I coach a junior side, and as we have no officially appointed umpires, the coach or a parent from each team have the umpiring duties. Unfortunately this can create situations where some umpires are not impartial.  I had a situation  where my team was fielding, and the batsman got a thick edge to first slip, who fumbled the ball, but caught it on the second attempt, hugging it to his body close to the ground.  The other teams umpire was at the bowlers end, and gave it not out, claiming he was unsighted so was unsure if the catch was taken cleanly.  I was umpiring at square leg and saw the catch taken cleanly, so informed him of this, but he would not accept my word and refused to give it out.  Can the square leg umpire give a batsmen out caught, or is the decision solely up to the bowlers end umpire? Similarly, can the square leg umpire give a batsman Not Out caught if he sees the ball is not taken cleanly, but the bowlers end umpire believes it was and gives him Out.

1 Answers
Kevin Staff answered 11 months ago

Hi Mark
Umpires are taught to work as a team and one of the situations where this is crucial is the case you outline in your question. The bowling-end umpire, if unsighted, should ask for an opinion from the square-leg umpire.

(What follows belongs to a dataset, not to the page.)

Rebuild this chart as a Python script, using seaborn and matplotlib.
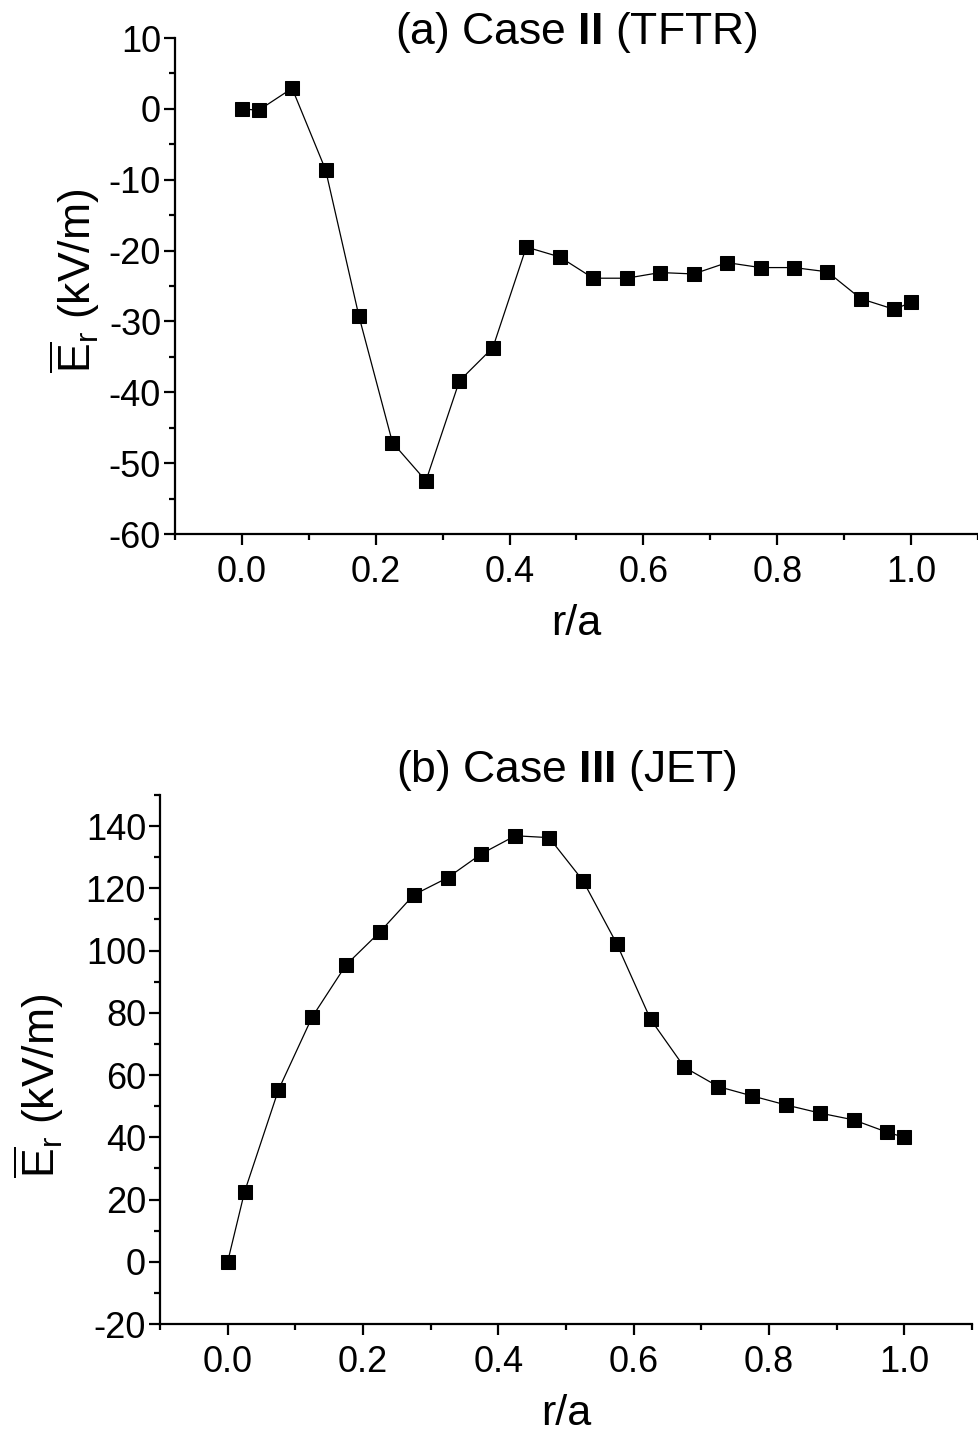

The square-leg umpire cannot under any circumstances give a batter out caught. Nor can the square-leg umpire ever give a batter not out from an incompleted catch.
I appreciate your frustration but the bowling-end umpire was quite within his/her rights to give the batter not out.
The worst case I have ever seen was in a junior match many years ago when an appeal for a caught behind was turned down. The square-leg umpire (the coach of the fielding side) then walked towards the other umpire, told him the ball was clearly edged by the batter and ‘bullied’ the other umpire into giving the batter out.